Left panel: At low pHculture, increased v-ATPases and
PAM (pH sensor) levels help remove excess H+ which has
entered the cytoplasm from the culture media. This leads to perturbation
of the luminal pHER/Golgi gradient, with a larger effect
on the more basic compartments of the early secretory pathway as
suggested by the increased expression of N-glycosylation enzymes in the
ER and cis/medial Golgi. Concomitant increase in ER/Golgi trafficking
not only increases the rate of excess H+ removal but
also reduces residence (and processing) time of cargo proteins,
resulting in increased relative abundance of early mAb glycoforms.
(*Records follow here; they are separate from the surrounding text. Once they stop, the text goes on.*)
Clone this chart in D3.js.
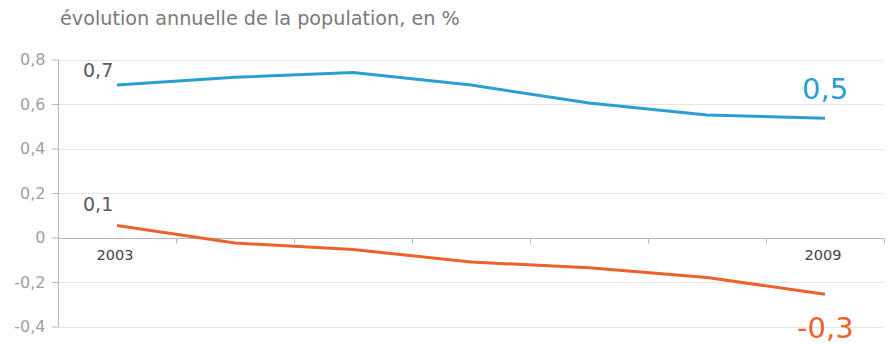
<!DOCTYPE html>
<html>
<head>
<meta charset="utf-8">
<script src="https://cdn.jsdelivr.net/npm/d3@7/dist/d3.min.js"></script>
<style>
  html, body { margin: 0; padding: 0; background: #fff; }
  svg { display: block; font-family: "DejaVu Sans", Verdana, sans-serif; }
</style>
</head>
<body>
<svg id="chart" width="892" height="344"></svg>
<script>
// Years on the horizontal axis
const years = [2003, 2004, 2005, 2006, 2007, 2008, 2009];
// Annual population change, in %
const seriesBlue = [0.685, 0.72, 0.742, 0.685, 0.605, 0.551, 0.536];
const seriesOrange = [0.054, -0.025, -0.054, -0.11, -0.136, -0.18, -0.255];
// Y axis ticks
const yTicks = [-0.4, -0.2, 0, 0.2, 0.4, 0.6, 0.8];
// Shown year labels and value labels (start, end)
const shownYears = [2003, 2009];
const blueLabels = ["0,7", "0,5"];
const orangeLabels = ["0,1", "-0,3"];
const title = "évolution annuelle de la population, en %";

const blueColor = "#2a9fd2";
const orangeColor = "#ec622c";

const svg = d3.select("#chart");
const left = 58, right = 884;
const x = d3.scaleBand().domain(years).range([left, right]);
const y = d3.scaleLinear().domain([-0.4, 0.8]).range([326.5, 59.5]);
// French-style decimals with a plain hyphen for negatives
const fmt = v => v === 0 ? "0" : d3.format(".1f")(v).replace(".", ",").replace("\u2212", "-");

// Title
svg.append("text").attr("x", 60).attr("y", 25)
  .attr("font-size", 19.2).attr("fill", "#7a7a7a").text(title);

// Horizontal gridlines
svg.append("g").selectAll("line").data(yTicks.filter(d => d !== 0)).join("line")
  .attr("x1", left).attr("x2", right)
  .attr("y1", d => Math.round(y(d)) + 0.5).attr("y2", d => Math.round(y(d)) + 0.5)
  .attr("stroke", "#e6e6e6");

// Y axis
const yAxis = svg.append("g").attr("transform", `translate(${left + 0.5},0)`)
  .call(d3.axisLeft(y).tickValues(yTicks).tickSize(7).tickPadding(6).tickFormat(fmt));
yAxis.select(".domain").attr("stroke", "#b8b8b8").attr("d", `M-0,${y(0.8)}V${y(-0.4)}`);
yAxis.selectAll(".tick line").attr("stroke", "#b8b8b8");
yAxis.selectAll(".tick text").attr("font-size", 16).attr("fill", "#a0a0a0")
  .attr("font-family", "DejaVu Sans, sans-serif");

// X axis along zero, ticks at band boundaries
const xTickPos = years.map(d => x(d)).concat([right]).slice(1);
const zeroY = Math.round(y(0)) + 0.5;
svg.append("line").attr("x1", left).attr("x2", right).attr("y1", zeroY).attr("y2", zeroY)
  .attr("stroke", "#b8b8b8");
svg.append("g").selectAll("line").data(xTickPos).join("line")
  .attr("x1", d => Math.round(d) + 0.5).attr("x2", d => Math.round(d) + 0.5)
  .attr("y1", zeroY).attr("y2", zeroY + 5).attr("stroke", "#b8b8b8");
svg.append("g").selectAll("text").data(shownYears).join("text")
  .attr("x", d => x(d) + x.bandwidth() / 2 - 2).attr("y", 260)
  .attr("text-anchor", "middle").attr("font-size", 14.5).attr("fill", "#444")
  .text(d => d);

// Lines
const line = d3.line().x((d, i) => x(years[i]) + x.bandwidth() / 2).y(d => y(d));
svg.append("path").datum(seriesBlue).attr("d", line)
  .attr("fill", "none").attr("stroke", blueColor).attr("stroke-width", 3);
svg.append("path").datum(seriesOrange).attr("d", line)
  .attr("fill", "none").attr("stroke", orangeColor).attr("stroke-width", 3);

// Start-of-series value labels
const cx = d => x(d) + x.bandwidth() / 2;
svg.append("text").attr("x", cx(2003) - 34).attr("y", 77)
  .attr("font-size", 19).attr("fill", "#5a5a5a").text(blueLabels[0]);
svg.append("text").attr("x", cx(2003) - 34).attr("y", 211)
  .attr("font-size", 19).attr("fill", "#5a5a5a").text(orangeLabels[0]);

// End-of-series value labels
svg.append("text").attr("x", cx(2009) - 23).attr("y", 99)
  .attr("font-size", 29).attr("fill", blueColor).text(blueLabels[1]);
svg.append("text").attr("x", cx(2009) - 28).attr("y", 338)
  .attr("font-size", 29).attr("fill", orangeColor).text(orangeLabels[1]);
</script>
</body>
</html>
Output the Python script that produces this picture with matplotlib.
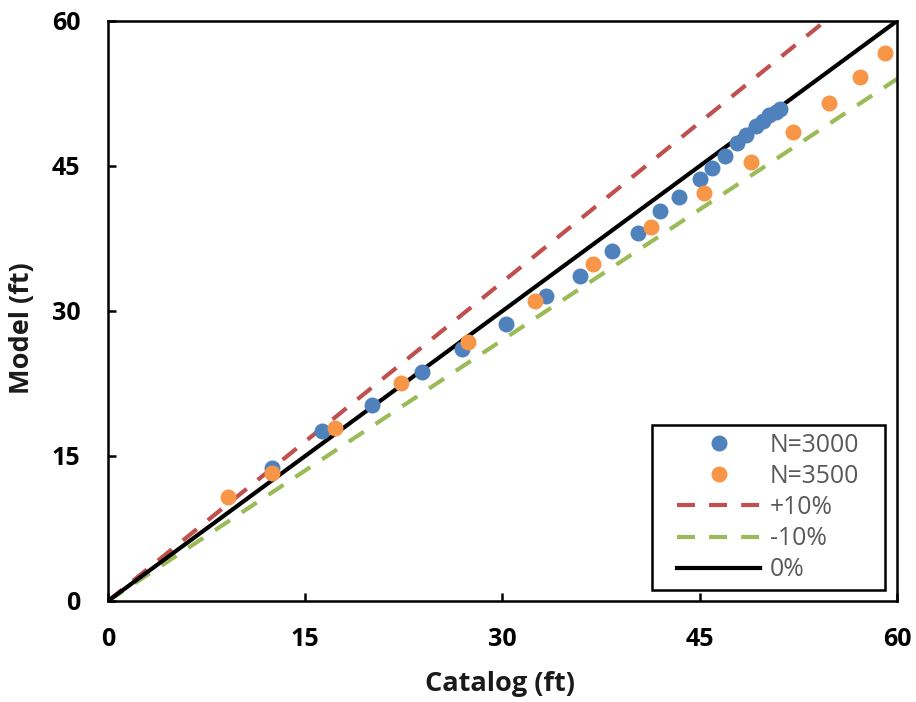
import numpy as np
import matplotlib
matplotlib.use("Agg")
import matplotlib.pyplot as plt
from matplotlib.patches import Rectangle

# Catalog vs model values
catalog_3000 = [12.5, 16.3, 20.1, 23.9, 26.9, 30.3, 33.3, 35.9, 38.3, 40.3,
                42.0, 43.4, 45.0, 45.9, 46.9, 47.8, 48.5, 49.3, 49.8, 50.3,
                50.8, 51.1]
model_3000 = [13.8, 17.6, 20.3, 23.7, 26.1, 28.7, 31.6, 33.6, 36.2, 38.1,
              40.3, 41.8, 43.7, 44.8, 46.0, 47.4, 48.2, 49.1, 49.7, 50.3,
              50.6, 50.9]

catalog_3500 = [9.1, 12.5, 17.3, 22.3, 27.4, 32.5, 36.9, 41.3, 45.3, 48.9,
                52.1, 54.8, 57.2, 59.1]
model_3500 = [10.8, 13.2, 17.9, 22.6, 26.8, 31.0, 34.9, 38.7, 42.2, 45.4,
              48.5, 51.5, 54.2, 56.7]

ref_x = [0, 60]
ticks = [0, 15, 30, 45, 60]

blue = "#4F81BD"
orange = "#F79646"
red = "#C0504D"
green = "#9BBB59"

fig = plt.figure(figsize=(9.16, 7.02), dpi=100)
ax = fig.add_axes([0.1179, 0.1439, 0.8613, 0.8262])

ax.plot(catalog_3000, model_3000, "o", color=blue, markersize=11.5,
        markeredgewidth=0, label="N=3000", zorder=4)
ax.plot(catalog_3500, model_3500, "o", color=orange, markersize=11.5,
        markeredgewidth=0, label="N=3500", zorder=5)

x = np.array(ref_x, dtype=float)
ax.plot(x, 1.1 * x, color=red, lw=3, dashes=(4.3, 3.4), label="+10%", zorder=2)
ax.plot(x, 0.9 * x, color=green, lw=3, dashes=(4.3, 3.4), label="-10%", zorder=2)
ax.plot(x, x, color="black", lw=3, label="0%", zorder=3)

ax.set_xlim(0, 60)
ax.set_ylim(0, 60)
ax.set_xticks(ticks)
ax.set_yticks(ticks)

for s in ax.spines.values():
    s.set_linewidth(1.8)

ax.tick_params(direction="in", length=6, width=1.8, labelsize=18)
ax.tick_params(axis="x", pad=19)
ax.tick_params(axis="y", pad=20)
for lab in ax.get_xticklabels() + ax.get_yticklabels():
    lab.set_fontweight("bold")
    lab.set_family("Open Sans")

ax.set_xlabel("Catalog (ft)", fontsize=19.5, fontweight="bold",
              family="Open Sans", color="#1a1a1a")
ax.set_ylabel("Model (ft)", fontsize=19.5, fontweight="bold",
              family="Open Sans", color="#1a1a1a")
ax.xaxis.label.set_va("center")
ax.yaxis.label.set_va("center")
ax.xaxis.set_label_coords(0.497, -0.143)
ax.yaxis.set_label_coords(-0.109, 0.47)

# legend frame drawn separately so the padding matches the original
box = Rectangle((0.689, 0.019), 0.296, 0.284, transform=ax.transAxes,
                facecolor="white", edgecolor="black", linewidth=1.8,
                zorder=6)
ax.add_patch(box)

leg = ax.legend(loc="center", bbox_to_anchor=(0.837, 0.161),
                frameon=False, handlelength=3.35, handletextpad=0.4,
                labelspacing=0.25, borderpad=0,
                prop={"family": "Open Sans", "size": 17.8},
                labelcolor="#595959")
leg.set_zorder(7)

fig.savefig("out.png", dpi=100)
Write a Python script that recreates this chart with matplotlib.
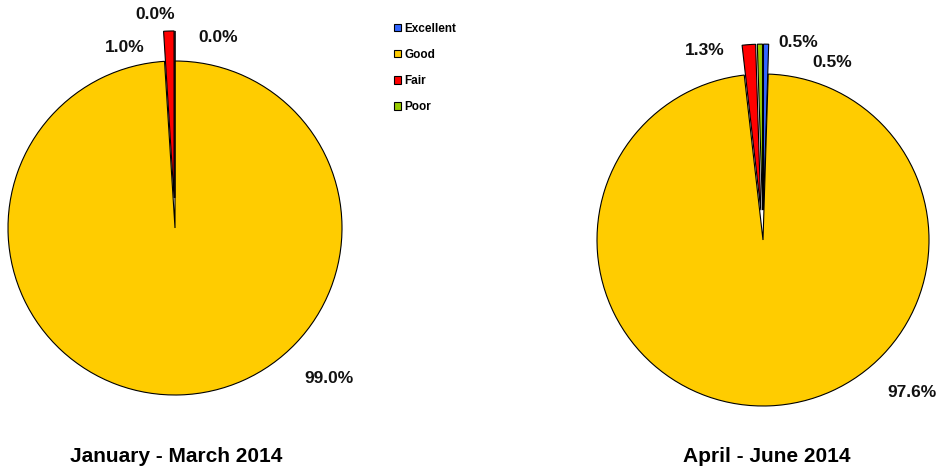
import matplotlib.pyplot as plt
from matplotlib.patches import Patch

plt.rcParams['font.family'] = ['Liberation Sans', 'DejaVu Sans']

# ocena jakosci - dwa kwartaly
categories = ['Excellent', 'Good', 'Fair', 'Poor']
colors = ['#3366FF', '#FFCC00', '#FF0000', '#99CC00']

q1_values = [0.0, 99.0, 1.0, 0.0]
q2_values = [0.5, 97.6, 1.3, 0.5]
q1_title = 'January - March 2014'
q2_title = 'April - June 2014'

# polozenie etykiet procentowych (jednostki promienia)
q1_lab_pos = [(0.26, 1.14), (0.92, -0.90), (-0.30, 1.08), (-0.12, 1.28)]
q2_lab_pos = [(0.42, 1.07), (0.90, -0.92), (-0.35, 1.14), (0.21, 1.19)]

W, H = 945, 471
fig = plt.figure(figsize=(W/100, H/100), dpi=100)

def rysuj(cx, cy, r, vals, lab_pos, title, tx):
    L = 1.35
    s = 2*L*r
    ax = fig.add_axes([(cx - s/2)/W, (H - cy - s/2)/H, s/W, s/H])
    explode = [0 if c == 'Good' else 0.18 for c in categories]
    ax.pie(vals, colors=colors, startangle=90, counterclock=False,
           explode=explode, radius=1,
           wedgeprops=dict(edgecolor='black', linewidth=0.8))
    for v, (x, y) in zip(vals, lab_pos):
        ax.text(x, y, '%.1f%%' % v, ha='center', va='center',
                fontsize=12.5, fontweight='bold', color='#111111')
    ax.set_xlim(-L, L)
    ax.set_ylim(-L, L)
    ax.set_aspect('equal')
    ax.axis('off')
    fig.text(tx/W, 1 - 456/H, title, ha='center', va='center',
             fontsize=15, fontweight='bold')

rysuj(175, 228, 167, q1_values, q1_lab_pos, q1_title, 176)
rysuj(763, 240, 166, q2_values, q2_lab_pos, q2_title, 767)

handles = [Patch(facecolor=c, edgecolor='black', linewidth=0.8) for c in colors]
leg = fig.legend(handles, categories, loc='upper left',
                 bbox_to_anchor=(383/W, 1 - 12/H), frameon=False,
                 prop=dict(size=8.5, weight='bold'),
                 handlelength=0.6, handleheight=0.6, handletextpad=0.3,
                 labelspacing=1.2)

fig.savefig('out.png', dpi=100)
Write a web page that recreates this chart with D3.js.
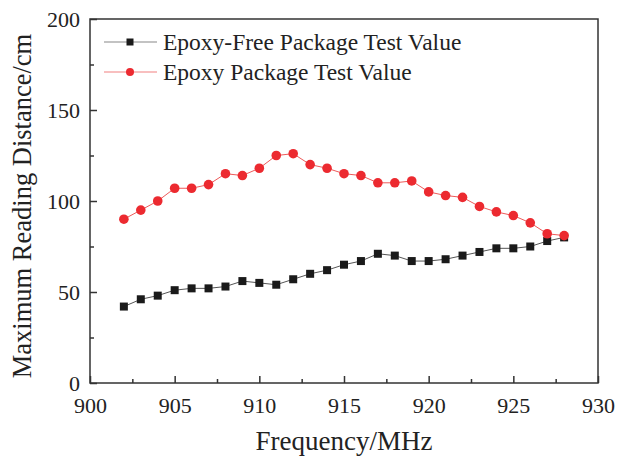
<!DOCTYPE html>
<html>
<head>
<meta charset="utf-8">
<script src="https://cdn.jsdelivr.net/npm/d3@7"></script>
<style>
  body { margin: 0; background: #fff; }
  svg { display: block; }
  text { font-family: "Liberation Serif", "Times New Roman", serif; fill: #222; }
</style>
</head>
<body>
<svg id="chart"></svg>
<script>
const frequency = [902, 903, 904, 905, 906, 907, 908, 909, 910, 911, 912, 913, 914, 915,
  916, 917, 918, 919, 920, 921, 922, 923, 924, 925, 926, 927, 928];
const epoxyFree = [42, 46, 48, 51, 52, 52, 53, 56, 55, 54, 57, 60, 62, 65,
  67, 71, 70, 67, 67, 68, 70, 72, 74, 74, 75, 78, 80];
const epoxy = [90, 95, 100, 107, 107, 109, 115, 114, 118, 125, 126, 120, 118, 115,
  114, 110, 110, 111, 105, 103, 102, 97, 94, 92, 88, 82, 81];
const xTicks = [900, 905, 910, 915, 920, 925, 930];
const yTicks = [0, 50, 100, 150, 200];
const seriesNames = ["Epoxy-Free Package Test Value", "Epoxy Package Test Value"];

const width = 617, height = 461;
const margin = { top: 19, right: 19, bottom: 78, left: 90 };

const svg = d3.select("#chart").attr("width", width).attr("height", height);

const x = d3.scaleLinear().domain([900, 930]).range([margin.left, width - margin.right]);
const y = d3.scaleLinear().domain([0, 200]).range([height - margin.bottom, margin.top]);

const axisColor = "#333";

// frame
svg.append("rect")
  .attr("x", x(900)).attr("y", y(200))
  .attr("width", x(930) - x(900)).attr("height", y(0) - y(200))
  .attr("fill", "none").attr("stroke", axisColor).attr("stroke-width", 1.5);

// x axis, ticks pointing in
svg.append("g").attr("transform", `translate(0,${y(0)})`)
  .call(d3.axisBottom(x).tickValues(xTicks).tickSize(-7).tickPadding(14).tickFormat(d3.format("d")));
svg.append("g").attr("transform", `translate(0,${y(0)})`)
  .call(d3.axisBottom(x).tickValues(d3.range(902.5, 930, 5)).tickSize(-4).tickFormat(""));

svg.append("g").attr("transform", `translate(${x(900)},0)`)
  .call(d3.axisLeft(y).tickValues(yTicks).tickSize(-7).tickPadding(10));
svg.append("g").attr("transform", `translate(${x(900)},0)`)
  .call(d3.axisLeft(y).tickValues([25, 75, 125, 175]).tickSize(-4).tickFormat(""));

svg.selectAll(".domain").remove();
svg.selectAll(".tick line").attr("stroke", axisColor).attr("stroke-width", 1.5);
svg.selectAll(".tick text").attr("font-size", 22).attr("fill", "#222")
  .style("font-family", '"Liberation Serif", serif');

// axis titles
svg.append("text")
  .attr("x", (x(900) + x(930)) / 2).attr("y", 450)
  .attr("text-anchor", "middle").attr("font-size", 27)
  .text("Frequency/MHz");
svg.append("text")
  .attr("transform", `translate(31,${(y(0) + y(200)) / 2 + 5}) rotate(-90)`)
  .attr("text-anchor", "middle").attr("font-size", 26.5)
  .text("Maximum Reading Distance/cm");

const line = d3.line().x((d, i) => x(frequency[i])).y(d => y(d));

// black series
svg.append("path").datum(epoxyFree).attr("d", line)
  .attr("fill", "none").attr("stroke", "#555").attr("stroke-width", 1);
svg.append("g").selectAll("rect").data(epoxyFree).join("rect")
  .attr("x", (d, i) => x(frequency[i]) - 4).attr("y", d => y(d) - 4)
  .attr("width", 8).attr("height", 8).attr("fill", "#1a1a1a");

// red series
svg.append("path").datum(epoxy).attr("d", line)
  .attr("fill", "none").attr("stroke", "#ee5a5a").attr("stroke-width", 1);
svg.append("g").selectAll("circle").data(epoxy).join("circle")
  .attr("cx", (d, i) => x(frequency[i])).attr("cy", d => y(d))
  .attr("r", 4.8).attr("fill", "#ec2a30");

// legend
const legend = svg.append("g");
const legendRows = [
  { name: seriesNames[0], line: "#888", fill: "#1a1a1a", shape: "square", y: 42 },
  { name: seriesNames[1], line: "#f28080", fill: "#ec2a30", shape: "circle", y: 72 }
];
legendRows.forEach(r => {
  legend.append("line").attr("x1", 104).attr("x2", 157).attr("y1", r.y).attr("y2", r.y)
    .attr("stroke", r.line).attr("stroke-width", 1.2);
  if (r.shape === "square") {
    legend.append("rect").attr("x", 130 - 3.5).attr("y", r.y - 3.5)
      .attr("width", 7).attr("height", 7).attr("fill", r.fill);
  } else {
    legend.append("circle").attr("cx", 130).attr("cy", r.y).attr("r", 4).attr("fill", r.fill);
  }
  legend.append("text").attr("x", 163).attr("y", r.y + 8)
    .attr("font-size", 23.5).text(r.name);
});
</script>
</body>
</html>
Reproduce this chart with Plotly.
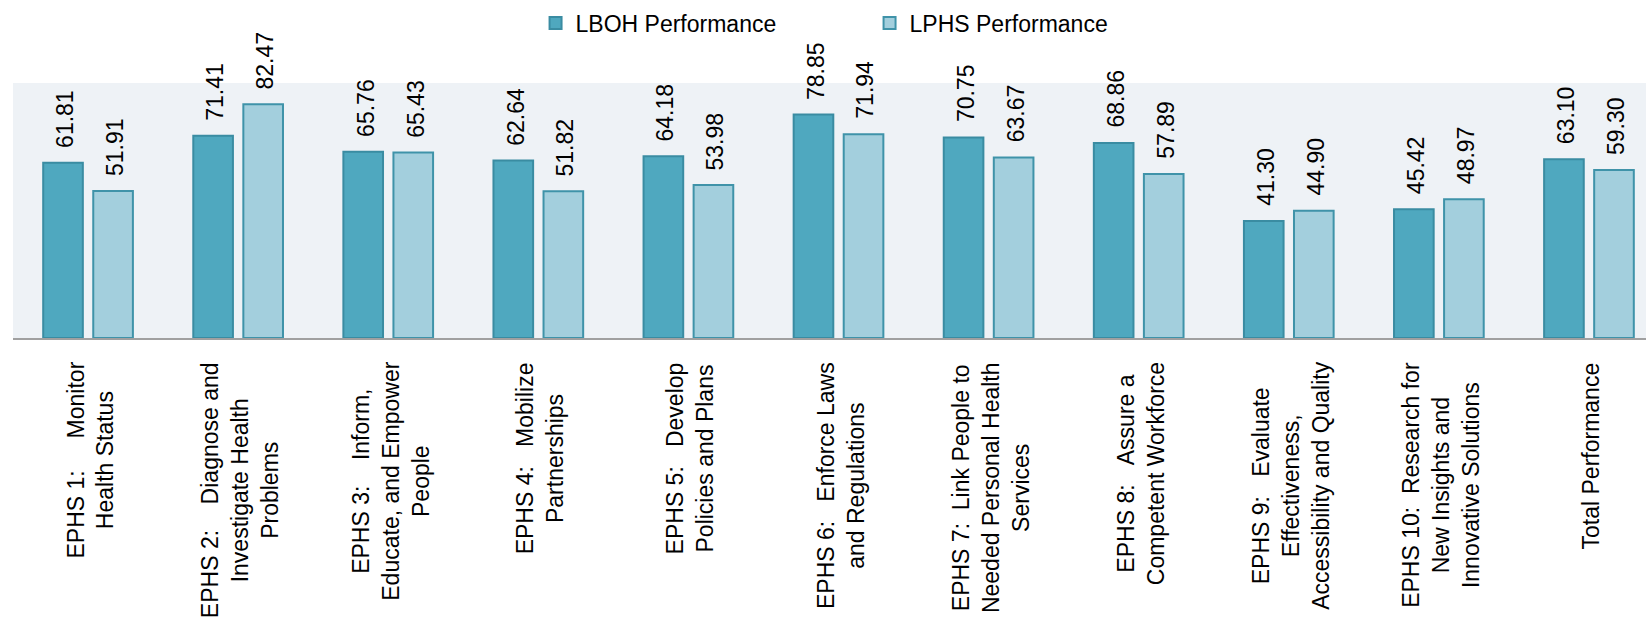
import plotly.graph_objects as go

NB = "\u00a0"

categories = [
    "EPHS 1:" + NB * 5 + "Monitor<br>Health Status",
    "EPHS 2:" + NB * 4 + "Diagnose and<br>Investigate Health<br>Problems",
    "EPHS 3:" + NB * 4 + "Inform,<br>Educate, and Empower<br>People",
    "EPHS 4:" + NB * 3 + "Mobilize<br>Partnerships",
    "EPHS 5:" + NB * 3 + "Develop<br>Policies and Plans",
    "EPHS 6:" + NB * 3 + "Enforce Laws<br>and Regulations",
    "EPHS 7:" + NB * 2 + "Link People to<br>Needed Personal Health<br>Services",
    "EPHS 8:" + NB * 3 + "Assure a<br>Competent Workforce",
    "EPHS 9:" + NB * 3 + "Evaluate<br>Effectiveness,<br>Accessibility and Quality",
    "EPHS 10:" + NB * 2 + "Research for<br>New Insights and<br>Innovative Solutions",
    "Total Performance",
]

lboh = [61.81, 71.41, 65.76, 62.64, 64.18, 78.85, 70.75, 68.86, 41.30, 45.42, 63.10]
lphs = [51.91, 82.47, 65.43, 51.82, 53.98, 71.94, 63.67, 57.89, 44.90, 48.97, 59.30]

series_names = ["LBOH Performance", "LPHS Performance"]

FONT = "Liberation Sans, Arial, sans-serif"
FS = 23
BARGAP = 0.333
BARGROUPGAP = 0.208

fig = go.Figure()
fig.add_trace(go.Bar(
    x=categories, y=lboh, name=series_names[0],
    marker=dict(color="#4FA8BF", line=dict(color="#3A8CA2", width=2)),
))
fig.add_trace(go.Bar(
    x=categories, y=lphs, name=series_names[1],
    marker=dict(color="#A3CFDD", line=dict(color="#3F93A9", width=2)),
))

annotations = []
off = (1 - BARGAP) / 4
for i, (a, b) in enumerate(zip(lboh, lphs)):
    for xv, yv in ((i - off, a), (i + off, b)):
        annotations.append(dict(
            x=xv, y=yv, xref="x", yref="y", text=f"{yv:.2f}",
            showarrow=False, textangle=-90, yanchor="bottom", xanchor="center",
            yshift=13, xshift=2, font=dict(family=FONT, size=FS, color="#000000"),
        ))
# category labels (centered multi-line, rotated)
for i, c in enumerate(categories):
    annotations.append(dict(
        x=i, y=0, xref="x", yref="y", text=c, showarrow=False, textangle=-90,
        yanchor="top", xanchor="center", align="center", yshift=-22, xshift=2,
        font=dict(family=FONT, size=FS, color="#000000"),
    ))

fig.update_layout(
    width=1646, height=625,
    margin=dict(l=13, r=0, t=83, b=287),
    paper_bgcolor="#FFFFFF",
    plot_bgcolor="#EEF2F6",
    barmode="group", bargap=BARGAP, bargroupgap=BARGROUPGAP,
    font=dict(family=FONT, size=FS, color="#000000"),
    showlegend=True,
    legend=dict(
        orientation="h", x=0.32, xanchor="left", y=1.235, yanchor="middle",
        font=dict(family=FONT, size=23, color="#000000"),
        entrywidth=289, bgcolor="rgba(0,0,0,0)",
    ),
    annotations=annotations,
)
fig.update_xaxes(
    type="category", range=[-0.5, 10.38], showticklabels=False, ticks="",
    showline=True, linecolor="#A0A0A0", linewidth=2, showgrid=False, zeroline=False,
)
fig.update_yaxes(
    range=[0, 90], showticklabels=False, ticks="", showgrid=False, zeroline=False,
    showline=False,
)

fig.write_html("out.html")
The
increase in basic variants is a result of protein modification (distinct
from pH sensing function) by elevated PAM level and possibly its
activity too as PAM has an acidic pH optimum.
Right panel: With increasing culture time regardless of
pHculture, prolonged production of mAb results in
increasing unfolded proteins and ER stress, as well as increasing
exposure to reactive oxygen species (ROS) derived from oxidative protein
folding and fatty acid β-oxidation. The consequent disruption of ER
homeostasis leads to failure of ER quality control and further
accumulation of unfolded proteins which can self-associate to form
aggregation nuclei that promote HMW species. The concomitant increase in
oxidative stress leads to the accumulation of oxidative damage to
glycosylation enzymes which in turn decreases late mAb glycoforms.